Oneil Cruz, the Pittsburgh Pirates shortstop of the future, looks like he should play football; in another life, he could’ve been a lethal deep threat wide receiver, out-running and out-jumping cornerbacks like a jumbo-sized Desean Jackson. Or maybe he could be a 3&D wing in the NBA who can step up to be a small-ball center in the later rounds of the playoffs. If baseball requires a very specific kind of physicality—fast hands, meaty haunches, torque-able hips—Cruz is a truly stupefying athlete by any standard; At 6’7, 220 pounds, he’s the tallest infielder in MLB history; he runs faster than Byron Buxton, throws harder than Max Scherzer and hits the ball harder than Mike Trout. While baseball has largely moved away from body positive kings like David Ortiz or Bartolo Colon, Cruz is built different even amongst his cohort of the differently built.

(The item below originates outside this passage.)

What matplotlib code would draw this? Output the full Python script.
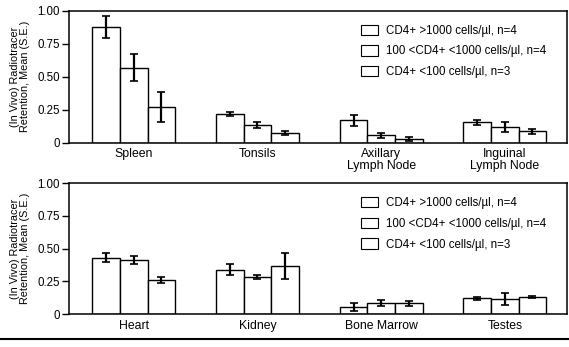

A consensus top 20 prospect in all of baseball, Cruz is part of a new generation of players who are bringing baseball out of its fuddy-duddy past and into a more dynamic future. Through his first 17 games since being called up to the Pirates, Cruz has been a revelation in hearts, if not minds; Cruz generates more highlights per game than just about any other player. In his debut on June 20th, Cruz drove in four runs and uncorked a 96.7 mile per hour throw from shortstop, the hardest by any infielder in the Statcast era.
Beyond the exciting, Tik Tokkable moments, he’s already an excellent fielder at shortstop. For years, the knock on Cruz was that he was simply too large to ably and nimbly navigate as a shortstop. Instead, his size is his super power; it’s basically impossible to sneak a hit by a guy this big and this quick. Prorated over the course of a season, Cruz is already among the best defenders at his position—his 25 defensive runs saved per 1200 innings (roughly the length of an average season) and his 5.06 Range Factor per game are both the best of any current regular starting shortstop.
Offensively, though, Cruz demonstrates that same degree of promise but without the polish. And yet, despite a pedestrian .630 OPS, Cruz is the favorite to win National League Rookie of the Year because the flashes of greatness are so spellbinding. Although he’s still learning the minor procedural aspects that are needed to be a consistently good player, Cruz has been intermittently great. He strikes out more than would be ideal (like many young players, he’s struggled against sliders and curveballs), but he has explosive power when he does make contact.
With an average exit velocity of 92.6 miles per hour, Cruz has more juice than any other Pirates. Similarly, he has barrelled the ball (i.e. hit it with the ideal combination of launch angle and velocity) on more than nine percent of his at-bats, which is also the best on the team. In this sense, the thing that will determine whether Oneil Cruz is a superstar or merely an All-Star is whether he can master the ordinary as well as the extraordinary.